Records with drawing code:
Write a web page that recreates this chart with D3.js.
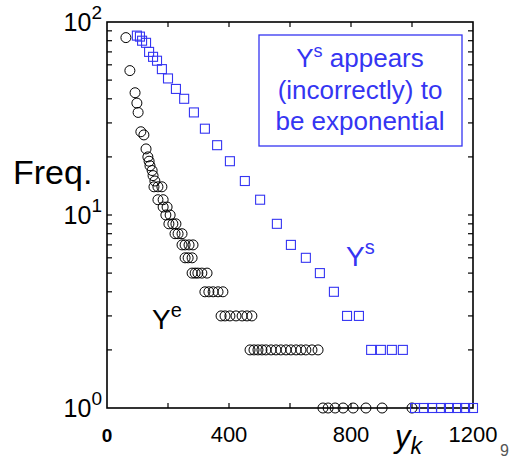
<!DOCTYPE html>
<html>
<head>
<meta charset="utf-8">
<script src="https://cdn.jsdelivr.net/npm/d3@7"></script>
<style>
  body { margin: 0; background: #fff; }
  svg { font-family: "Liberation Sans", Arial, sans-serif; }
</style>
</head>
<body>
<svg width="511" height="458"></svg>
<script>
// Y^e (circles): y_k value and frequency
const expX = [62, 75, 92, 98, 102, 111, 121, 128, 134, 138, 141, 148, 151, 157,
  154, 167, 180, 167, 184, 184, 197, 193, 207, 203, 216, 226, 223, 233, 246,
  246, 256, 269, 282, 256, 266, 279, 279, 289, 298, 311, 328,
  321, 334, 348, 364, 380, 374, 387, 403, 423, 443, 459, 475,
  469, 482, 495, 508, 521, 538, 554, 570, 587, 603, 620, 636, 652, 672, 692,
  708, 725, 748, 774, 807, 849, 902, 1000];
const expF = [83, 56, 43, 38, 34, 27, 26, 22, 20, 19, 18, 17, 16, 15,
  14, 14, 14, 12, 12, 11, 11, 10, 10, 9, 9, 9, 8, 8, 8,
  7, 7, 7, 7, 6, 6, 6, 5, 5, 5, 5, 5,
  4, 4, 4, 4, 4, 3, 3, 3, 3, 3, 3, 3,
  2, 2, 2, 2, 2, 2, 2, 2, 2, 2, 2, 2, 2, 2, 2,
  1, 1, 1, 1, 1, 1, 1, 1];

// Y^s (squares)
const simX = [98, 108, 115, 128, 138, 151, 164, 180, 200, 226, 253, 285, 321, 361,
  403, 452, 502, 557, 603, 652, 698, 744, 787, 826, 866, 898, 934, 970,
  1010, 1039, 1066, 1095, 1121, 1148, 1174, 1200];
const simF = [85, 84, 80, 78, 70, 66, 63, 57, 51, 45, 40, 34, 28, 23,
  19, 15, 12, 9, 7, 6, 5, 4, 3, 3, 2, 2, 2, 2,
  1, 1, 1, 1, 1, 1, 1, 1];

const xTickLabels = [0, 400, 800, 1200];
const yTickExps = [0, 1, 2];
const noteLines = ["appears", "(incorrectly) to", "be exponential"];

const blue = "#3535f2";
const svg = d3.select("svg");

const x = d3.scaleLinear().domain([0, 1200]).range([107, 473]);
const y = d3.scaleLog().domain([1, 100]).range([408, 22]);

// minor ticks on log axis
const logTicks = [];
for (let d = 1; d <= 10; d *= 10) {
  for (let m = 2; m <= 9; m++) logTicks.push(m * d);
}
logTicks.push(10);
const xTicks = [200, 400, 600, 800, 1000];

const frame = svg.append("g").attr("stroke", "#000").attr("stroke-width", 1.2);

// ticks
frame.selectAll(".ly").data(logTicks).join("line")
  .attr("x1", x(0)).attr("x2", x(0) + 5)
  .attr("y1", d => y(d)).attr("y2", d => y(d));
frame.selectAll(".ry").data(logTicks).join("line")
  .attr("x1", x(1200)).attr("x2", x(1200) - 5)
  .attr("y1", d => y(d)).attr("y2", d => y(d));
frame.selectAll(".tx").data(xTicks).join("line")
  .attr("x1", d => x(d)).attr("x2", d => x(d))
  .attr("y1", y(100)).attr("y2", y(100) + 5);
frame.selectAll(".bx").data(xTicks).join("line")
  .attr("x1", d => x(d)).attr("x2", d => x(d))
  .attr("y1", y(1)).attr("y2", y(1) - 5);

frame.append("rect")
  .attr("x", x(0)).attr("y", y(100))
  .attr("width", x(1200) - x(0)).attr("height", y(1) - y(100))
  .attr("fill", "none").attr("stroke-width", 1.6);

// y tick labels 10^n
yTickExps.forEach(e => {
  const t = svg.append("text")
    .attr("x", 102).attr("y", y(Math.pow(10, e)) + 9)
    .attr("text-anchor", "end")
    .attr("font-size", 25);
  t.append("tspan").text("10");
  t.append("tspan").attr("dy", -12).attr("font-size", 19).text(e);
});

// x tick labels
svg.selectAll(".xl").data(xTickLabels).join("text")
  .attr("x", d => x(d))
  .attr("y", 442)
  .attr("text-anchor", "middle")
  .attr("font-size", d => d === 0 ? 19 : 22)
  .attr("font-weight", d => d === 0 ? "bold" : "normal")
  .text(d => d);

// axis titles
svg.append("text").attr("x", 13).attr("y", 184)
  .attr("font-size", 34).text("Freq.");
const yk = svg.append("text").attr("x", 395).attr("y", 447)
  .attr("font-size", 31).attr("font-style", "italic");
yk.append("tspan").text("y");
yk.append("tspan").attr("dy", 7).attr("font-size", 23).text("k");
svg.append("text").attr("x", 500).attr("y", 456)
  .attr("font-size", 16).attr("fill", "#555").text("9");

// circles
svg.append("g").selectAll("circle")
  .data(expX.map((v, i) => [v, expF[i]]))
  .join("circle")
  .attr("cx", d => x(d[0]))
  .attr("cy", d => y(d[1]))
  .attr("r", 5)
  .attr("fill", "none")
  .attr("stroke", "#000")
  .attr("stroke-width", 1);

// squares
svg.append("g").selectAll("rect")
  .data(simX.map((v, i) => [v, simF[i]]))
  .join("rect")
  .attr("x", d => x(d[0]) - 4.5)
  .attr("y", d => y(d[1]) - 4.5)
  .attr("width", 9).attr("height", 9)
  .attr("fill", "none")
  .attr("stroke", blue)
  .attr("stroke-width", 1.1);

// series labels
const ye = svg.append("text").attr("x", 152).attr("y", 329).attr("font-size", 28);
ye.append("tspan").text("Y");
ye.append("tspan").attr("dy", -12).attr("font-size", 20).text("e");
const ys = svg.append("text").attr("x", 346).attr("y", 266)
  .attr("font-size", 28).attr("fill", blue);
ys.append("tspan").text("Y");
ys.append("tspan").attr("dy", -12).attr("font-size", 20).text("s");

// note box
svg.append("rect").attr("x", 259).attr("y", 35)
  .attr("width", 203).attr("height", 111)
  .attr("fill", "#fff").attr("stroke", blue).attr("stroke-width", 1.3);
const note = svg.append("g").attr("fill", blue).attr("font-size", 26)
  .attr("text-anchor", "middle");
const l1 = note.append("text").attr("x", 360).attr("y", 67);
l1.append("tspan").text("Y");
l1.append("tspan").attr("dy", -10).attr("font-size", 18).text("s");
l1.append("tspan").attr("dy", 10).text(" " + noteLines[0]);
note.append("text").attr("x", 360).attr("y", 99).text(noteLines[1]);
note.append("text").attr("x", 360).attr("y", 130).text(noteLines[2]);
</script>
</body>
</html>
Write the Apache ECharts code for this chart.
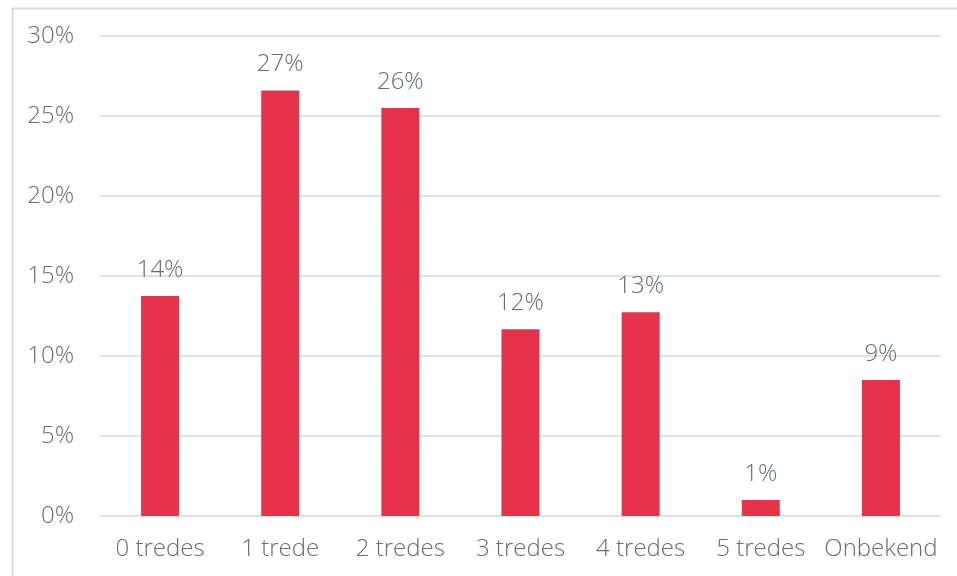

**Problem**
Extract every line above containing the word "this".

**Final answer**
Write a web page that recreates this chart with D3.js.
Write the Apache ECharts code for this chart.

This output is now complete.